- _Provided material_
##############################

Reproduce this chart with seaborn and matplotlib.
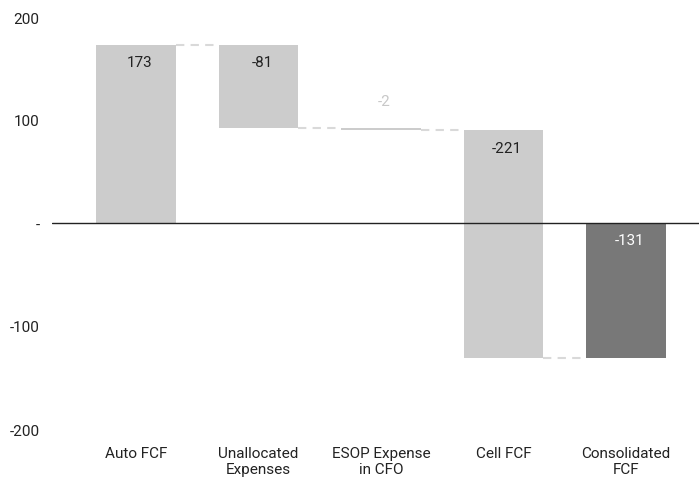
import numpy as np
import pandas as pd
import matplotlib
matplotlib.use("Agg")
import matplotlib.pyplot as plt
import seaborn as sns

# Data
categories = ["Auto FCF", "Unallocated\nExpenses", "ESOP Expense\nin CFO", "Cell FCF", "Consolidated\nFCF"]
changes = [173, -81, -2, -221]
total = -131
bar_colors = ["#cccccc", "#cccccc", "#cccccc", "#cccccc", "#787878"]
label_colors = ["#222222", "#222222", "#c8c8c8", "#222222", "#ffffff"]
yticks = [-200, -100, 0, 100, 200]

# Waterfall geometry
ends = np.cumsum(changes)
starts = np.concatenate([[0], ends[:-1]])
bottoms = list(np.minimum(starts, ends)) + [min(0, total)]
heights = list(np.abs(changes)) + [abs(total)]
values = changes + [total]
tops = [b + h for b, h in zip(bottoms, heights)]

df = pd.DataFrame({"cat": categories, "height": heights, "bottom": bottoms})

sns.set_style("white")
plt.rcParams["font.family"] = ["Roboto", "DejaVu Sans"]

fig = plt.figure(figsize=(6.99, 4.85), dpi=100)
ax = fig.add_axes([52 / 699, 55 / 485, 647 / 699, 412 / 485])

sns.barplot(data=df, x="cat", y="height", hue="cat", palette=bar_colors,
            width=0.65, legend=False, ax=ax, linewidth=0, saturation=1)

# lift each bar to its floating base
bars = sorted(ax.patches, key=lambda p: p.get_x())
for p, b in zip(bars, bottoms):
    p.set_y(b)

# connectors
w = 0.65
for i, lvl in enumerate(ends):
    ax.plot([i + w / 2, i + 1 - w / 2], [lvl, lvl],
            color="#d9d9d9", lw=1.5, ls=(0, (4, 3)), zorder=1)

# value labels
for i, v in enumerate(values):
    if i == 2:
        ax.text(i + 0.03, tops[i] + 20, f"{v:d}", ha="center", va="bottom",
                fontsize=11, color=label_colors[i])
    else:
        ax.text(i + 0.03, tops[i] - 10, f"{v:d}", ha="center", va="top",
                fontsize=11, color=label_colors[i])

ax.axhline(0, color="#222222", lw=1, zorder=3)

ax.set_xlim(-0.686, 4.596)
ax.set_ylim(-200, 200)
ax.set_yticks(yticks)
ax.set_yticklabels(["-" if t == 0 else str(t) for t in yticks])
ax.set_xlabel("")
ax.set_ylabel("")
ax.tick_params(axis="both", length=0, labelsize=11, colors="#222222")
ax.tick_params(axis="x", pad=12)
ax.tick_params(axis="y", pad=9)
for s in ax.spines.values():
    s.set_visible(False)

fig.savefig("out.png", dpi=100)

##############################

- _Prompt_
Make an exact copy of the lines from the top of the material through the line with "ax = fig.add_axes([52", pictures excluded.

- _Correct result_
Reproduce this chart with seaborn and matplotlib.
import numpy as np
import pandas as pd
import matplotlib
matplotlib.use("Agg")
import matplotlib.pyplot as plt
import seaborn as sns

# Data
categories = ["Auto FCF", "Unallocated\nExpenses", "ESOP Expense\nin CFO", "Cell FCF", "Consolidated\nFCF"]
changes = [173, -81, -2, -221]
total = -131
bar_colors = ["#cccccc", "#cccccc", "#cccccc", "#cccccc", "#787878"]
label_colors = ["#222222", "#222222", "#c8c8c8", "#222222", "#ffffff"]
yticks = [-200, -100, 0, 100, 200]

# Waterfall geometry
ends = np.cumsum(changes)
starts = np.concatenate([[0], ends[:-1]])
bottoms = list(np.minimum(starts, ends)) + [min(0, total)]
heights = list(np.abs(changes)) + [abs(total)]
values = changes + [total]
tops = [b + h for b, h in zip(bottoms, heights)]

df = pd.DataFrame({"cat": categories, "height": heights, "bottom": bottoms})

sns.set_style("white")
plt.rcParams["font.family"] = ["Roboto", "DejaVu Sans"]

fig = plt.figure(figsize=(6.99, 4.85), dpi=100)
ax = fig.add_axes([52 / 699, 55 / 485, 647 / 699, 412 / 485])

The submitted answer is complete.